*PROVIDED MATERIAL*:
* Start *

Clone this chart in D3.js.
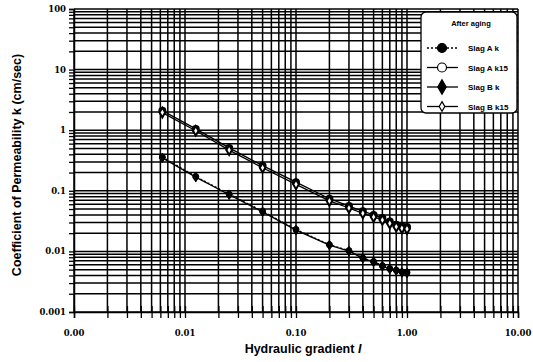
<!DOCTYPE html>
<style>
    body { margin: 0; background: #fff; }
    .tick-label { font-family: "DejaVu Serif", serif; font-size: 8.5px; font-weight: bold; }
    .title { font-family: "Liberation Sans", Arial, sans-serif; font-weight: bold; }
</style>
<svg width="533" height="362"></svg>
<script src="https://d3js.org/d3.v7.min.js"></script>
<script>

    var svg = d3.select("svg"),
        width = +svg.attr("width"),
        height = +svg.attr("height"),
        margin = {top: 9, right: 15, bottom: 50, left: 74};

    // hydraulic gradient values
    var gradient = [0.00625, 0.0125, 0.025, 0.05, 0.1, 0.2, 0.3, 0.4, 0.5, 0.6, 0.7, 0.8, 0.9, 1.0];

    var slagAk   = [0.36, 0.172, 0.088, 0.046, 0.023, 0.0129, 0.0103, 0.0078, 0.0068, 0.0058, 0.0052, 0.0049, 0.0046, 0.0045];
    var slagAk15 = [2.1, 1.05, 0.51, 0.26, 0.139, 0.074, 0.056, 0.046, 0.040, 0.0355, 0.031, 0.0275, 0.026, 0.0252];
    var slagBk   = [0.35, 0.168, 0.086, 0.045, 0.0225, 0.0127, 0.0101, 0.0077, 0.0067, 0.0057, 0.0051, 0.0048, 0.0045, 0.0044];
    var slagBk15 = [1.95, 0.98, 0.47, 0.24, 0.128, 0.068, 0.052, 0.0425, 0.037, 0.033, 0.029, 0.0255, 0.024, 0.0235];

    var xTicks = [0.001, 0.01, 0.1, 1, 10],
        xTickLabels = ["0.00", "0.01", "0.10", "1.00", "10.00"];
    var yTicks = [0.001, 0.01, 0.1, 1, 10, 100],
        yTickLabels = ["0.001", "0.01", "0.1", "1", "10", "100"];

    var series = [
        {name: "Slag A k",   values: slagAk,   marker: "circle",  fill: "#000", dash: "2,2"},
        {name: "Slag A k15", values: slagAk15, marker: "circle",  fill: "#fff", dash: null},
        {name: "Slag B k",   values: slagBk,   marker: "diamond", fill: "#000", dash: null},
        {name: "Slag B k15", values: slagBk15, marker: "diamond", fill: "#fff", dash: null}
    ];

    var x = d3.scaleLog()
        .domain([0.001, 10])
        .range([margin.left, width - margin.right]);

    var y = d3.scaleLog()
        .domain([0.001, 100])
        .range([height - margin.bottom, margin.top]);

    // minor values 1..9 per decade
    var xMinor = [], yMinor = [];
    for (var e = -3; e < 1; e++)
        for (var m = 1; m <= 9; m++) xMinor.push(m * Math.pow(10, e));
    xMinor.push(10);
    for (var e = -3; e < 2; e++)
        for (var m = 1; m <= 9; m++) yMinor.push(m * Math.pow(10, e));
    yMinor.push(100);

    var grid = svg.append("g");

    grid.selectAll("line.h")
        .data(yMinor)
        .enter().append("line")
        .attr("x1", x(0.001)).attr("x2", x(10))
        .attr("y1", function(d) { return y(d); })
        .attr("y2", function(d) { return y(d); })
        .attr("stroke", "#000")
        .attr("stroke-width", 1.5);

    grid.selectAll("line.v")
        .data(xMinor)
        .enter().append("line")
        .attr("y1", y(0.001)).attr("y2", y(100))
        .attr("x1", function(d) { return x(d); })
        .attr("x2", function(d) { return x(d); })
        .attr("stroke", "#000")
        .attr("stroke-width", 1.5);

    // axes
    svg.append("g")
        .attr("transform", "translate(0," + y(0.001) + ")")
        .call(d3.axisBottom(x).tickValues(xMinor).tickSize(6).tickFormat(""))
        .call(function(g) { g.selectAll(".tick line").attr("y1", -6).attr("stroke-width", 1.3); g.select(".domain").attr("stroke-width", 1.5); });

    svg.append("g")
        .attr("transform", "translate(" + x(0.001) + ",0)")
        .call(d3.axisLeft(y).tickValues(yMinor).tickSize(5).tickFormat(""))
        .call(function(g) { g.selectAll(".tick line").attr("stroke-width", 1.3); g.select(".domain").attr("stroke-width", 1.5); });

    svg.append("g").selectAll("text")
        .data(xTicks)
        .enter().append("text")
        .attr("class", "tick-label")
        .attr("x", function(d) { return x(d); })
        .attr("y", y(0.001) + 24)
        .attr("text-anchor", "middle")
        .text(function(d, i) { return xTickLabels[i]; });

    svg.append("g").selectAll("text")
        .data(yTicks)
        .enter().append("text")
        .attr("class", "tick-label")
        .attr("x", x(0.001) - 8)
        .attr("y", function(d) { return y(d) + 3; })
        .attr("text-anchor", "end")
        .text(function(d, i) { return yTickLabels[i]; });

    // titles
    var xt = svg.append("text")
        .attr("class", "title")
        .attr("x", 303)
        .attr("y", 353)
        .attr("text-anchor", "middle")
        .attr("font-size", 12.5);
    xt.append("tspan").text("Hydraulic gradient  ");
    xt.append("tspan").attr("font-style", "italic").text("I");

    svg.append("text")
        .attr("class", "title")
        .attr("transform", "translate(21," + 165 + ") rotate(-90)")
        .attr("text-anchor", "middle")
        .attr("font-size", 12.5)
        .text("Coefficient of Permeability k (cm/sec)");

    // data
    var line = d3.line()
        .x(function(d) { return x(d[0]); })
        .y(function(d) { return y(d[1]); });

    function drawMarker(g, type, fill, size, sw) {
        if (type === "circle")
            g.append("circle").attr("r", size).attr("fill", fill).attr("stroke", "#000").attr("stroke-width", sw);
        else
            g.append("path").attr("d", d3.symbol(d3.symbolDiamond, size * size * 3)()).attr("fill", fill).attr("stroke", "#000").attr("stroke-width", sw);
    }

    series.forEach(function(s) {
        var pts = gradient.map(function(g, i) { return [g, s.values[i]]; });
        svg.append("path")
            .datum(pts)
            .attr("fill", "none")
            .attr("stroke", "#000")
            .attr("stroke-width", 1.3)
            .attr("stroke-dasharray", s.dash)
            .attr("d", line);
        pts.forEach(function(p) {
            var g = svg.append("g").attr("transform", "translate(" + x(p[0]) + "," + y(p[1]) + ")");
            drawMarker(g, s.marker, s.fill, 3, s.fill === "#fff" ? 2 : 1);
        });
    });

    // legend
    var lg = svg.append("g").attr("transform", "translate(421,12)");
    lg.append("rect")
        .attr("width", 96).attr("height", 101)
        .attr("rx", 5)
        .attr("fill", "#fff")
        .attr("stroke", "#000")
        .attr("stroke-width", 1.3);
    lg.append("text")
        .attr("class", "title")
        .attr("x", 50).attr("y", 14)
        .attr("text-anchor", "middle")
        .attr("font-size", 7.5)
        .text("After aging");
    series.forEach(function(s, i) {
        var row = lg.append("g").attr("transform", "translate(0," + (36 + i * 19.5) + ")");
        row.append("line")
            .attr("x1", 6).attr("x2", 37)
            .attr("stroke", "#000").attr("stroke-width", 1.3)
            .attr("stroke-dasharray", s.dash);
        var m = row.append("g").attr("transform", "translate(21,0)");
        drawMarker(m, s.marker, s.fill, i === 3 ? 3 : 4.5, 1.2);
        row.append("text")
            .attr("class", "title")
            .attr("x", 47).attr("y", 3)
            .attr("font-size", 8)
            .text(s.name);
    });

</script>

* End *

*BRIEF*:
Repeat the data in full and exactly. Omit pictures.

*EXERCISE ANSWER*:
Clone this chart in D3.js.
<!DOCTYPE html>
<style>
    body { margin: 0; background: #fff; }
    .tick-label { font-family: "DejaVu Serif", serif; font-size: 8.5px; font-weight: bold; }
    .title { font-family: "Liberation Sans", Arial, sans-serif; font-weight: bold; }
</style>
<svg width="533" height="362"></svg>
<script src="https://d3js.org/d3.v7.min.js"></script>
<script>

    var svg = d3.select("svg"),
        width = +svg.attr("width"),
        height = +svg.attr("height"),
        margin = {top: 9, right: 15, bottom: 50, left: 74};

    // hydraulic gradient values
    var gradient = [0.00625, 0.0125, 0.025, 0.05, 0.1, 0.2, 0.3, 0.4, 0.5, 0.6, 0.7, 0.8, 0.9, 1.0];

    var slagAk   = [0.36, 0.172, 0.088, 0.046, 0.023, 0.0129, 0.0103, 0.0078, 0.0068, 0.0058, 0.0052, 0.0049, 0.0046, 0.0045];
    var slagAk15 = [2.1, 1.05, 0.51, 0.26, 0.139, 0.074, 0.056, 0.046, 0.040, 0.0355, 0.031, 0.0275, 0.026, 0.0252];
    var slagBk   = [0.35, 0.168, 0.086, 0.045, 0.0225, 0.0127, 0.0101, 0.0077, 0.0067, 0.0057, 0.0051, 0.0048, 0.0045, 0.0044];
    var slagBk15 = [1.95, 0.98, 0.47, 0.24, 0.128, 0.068, 0.052, 0.0425, 0.037, 0.033, 0.029, 0.0255, 0.024, 0.0235];

    var xTicks = [0.001, 0.01, 0.1, 1, 10],
        xTickLabels = ["0.00", "0.01", "0.10", "1.00", "10.00"];
    var yTicks = [0.001, 0.01, 0.1, 1, 10, 100],
        yTickLabels = ["0.001", "0.01", "0.1", "1", "10", "100"];

    var series = [
        {name: "Slag A k",   values: slagAk,   marker: "circle",  fill: "#000", dash: "2,2"},
        {name: "Slag A k15", values: slagAk15, marker: "circle",  fill: "#fff", dash: null},
        {name: "Slag B k",   values: slagBk,   marker: "diamond", fill: "#000", dash: null},
        {name: "Slag B k15", values: slagBk15, marker: "diamond", fill: "#fff", dash: null}
    ];

    var x = d3.scaleLog()
        .domain([0.001, 10])
        .range([margin.left, width - margin.right]);

    var y = d3.scaleLog()
        .domain([0.001, 100])
        .range([height - margin.bottom, margin.top]);

    // minor values 1..9 per decade
    var xMinor = [], yMinor = [];
    for (var e = -3; e < 1; e++)
        for (var m = 1; m <= 9; m++) xMinor.push(m * Math.pow(10, e));
    xMinor.push(10);
    for (var e = -3; e < 2; e++)
        for (var m = 1; m <= 9; m++) yMinor.push(m * Math.pow(10, e));
    yMinor.push(100);

    var grid = svg.append("g");

    grid.selectAll("line.h")
        .data(yMinor)
        .enter().append("line")
        .attr("x1", x(0.001)).attr("x2", x(10))
        .attr("y1", function(d) { return y(d); })
        .attr("y2", function(d) { return y(d); })
        .attr("stroke", "#000")
        .attr("stroke-width", 1.5);

    grid.selectAll("line.v")
        .data(xMinor)
        .enter().append("line")
        .attr("y1", y(0.001)).attr("y2", y(100))
        .attr("x1", function(d) { return x(d); })
        .attr("x2", function(d) { return x(d); })
        .attr("stroke", "#000")
        .attr("stroke-width", 1.5);

    // axes
    svg.append("g")
        .attr("transform", "translate(0," + y(0.001) + ")")
        .call(d3.axisBottom(x).tickValues(xMinor).tickSize(6).tickFormat(""))
        .call(function(g) { g.selectAll(".tick line").attr("y1", -6).attr("stroke-width", 1.3); g.select(".domain").attr("stroke-width", 1.5); });

    svg.append("g")
        .attr("transform", "translate(" + x(0.001) + ",0)")
        .call(d3.axisLeft(y).tickValues(yMinor).tickSize(5).tickFormat(""))
        .call(function(g) { g.selectAll(".tick line").attr("stroke-width", 1.3); g.select(".domain").attr("stroke-width", 1.5); });

    svg.append("g").selectAll("text")
        .data(xTicks)
        .enter().append("text")
        .attr("class", "tick-label")
        .attr("x", function(d) { return x(d); })
        .attr("y", y(0.001) + 24)
        .attr("text-anchor", "middle")
        .text(function(d, i) { return xTickLabels[i]; });

    svg.append("g").selectAll("text")
        .data(yTicks)
        .enter().append("text")
        .attr("class", "tick-label")
        .attr("x", x(0.001) - 8)
        .attr("y", function(d) { return y(d) + 3; })
        .attr("text-anchor", "end")
        .text(function(d, i) { return yTickLabels[i]; });

    // titles
    var xt = svg.append("text")
        .attr("class", "title")
        .attr("x", 303)
        .attr("y", 353)
        .attr("text-anchor", "middle")
        .attr("font-size", 12.5);
    xt.append("tspan").text("Hydraulic gradient  ");
    xt.append("tspan").attr("font-style", "italic").text("I");

    svg.append("text")
        .attr("class", "title")
        .attr("transform", "translate(21," + 165 + ") rotate(-90)")
        .attr("text-anchor", "middle")
        .attr("font-size", 12.5)
        .text("Coefficient of Permeability k (cm/sec)");

    // data
    var line = d3.line()
        .x(function(d) { return x(d[0]); })
        .y(function(d) { return y(d[1]); });

    function drawMarker(g, type, fill, size, sw) {
        if (type === "circle")
            g.append("circle").attr("r", size).attr("fill", fill).attr("stroke", "#000").attr("stroke-width", sw);
        else
            g.append("path").attr("d", d3.symbol(d3.symbolDiamond, size * size * 3)()).attr("fill", fill).attr("stroke", "#000").attr("stroke-width", sw);
    }

    series.forEach(function(s) {
        var pts = gradient.map(function(g, i) { return [g, s.values[i]]; });
        svg.append("path")
            .datum(pts)
            .attr("fill", "none")
            .attr("stroke", "#000")
            .attr("stroke-width", 1.3)
            .attr("stroke-dasharray", s.dash)
            .attr("d", line);
        pts.forEach(function(p) {
            var g = svg.append("g").attr("transform", "translate(" + x(p[0]) + "," + y(p[1]) + ")");
            drawMarker(g, s.marker, s.fill, 3, s.fill === "#fff" ? 2 : 1);
        });
    });

    // legend
    var lg = svg.append("g").attr("transform", "translate(421,12)");
    lg.append("rect")
        .attr("width", 96).attr("height", 101)
        .attr("rx", 5)
        .attr("fill", "#fff")
        .attr("stroke", "#000")
        .attr("stroke-width", 1.3);
    lg.append("text")
        .attr("class", "title")
        .attr("x", 50).attr("y", 14)
        .attr("text-anchor", "middle")
        .attr("font-size", 7.5)
        .text("After aging");
    series.forEach(function(s, i) {
        var row = lg.append("g").attr("transform", "translate(0," + (36 + i * 19.5) + ")");
        row.append("line")
            .attr("x1", 6).attr("x2", 37)
            .attr("stroke", "#000").attr("stroke-width", 1.3)
            .attr("stroke-dasharray", s.dash);
        var m = row.append("g").attr("transform", "translate(21,0)");
        drawMarker(m, s.marker, s.fill, i === 3 ? 3 : 4.5, 1.2);
        row.append("text")
            .attr("class", "title")
            .attr("x", 47).attr("y", 3)
            .attr("font-size", 8)
            .text(s.name);
    });

</script>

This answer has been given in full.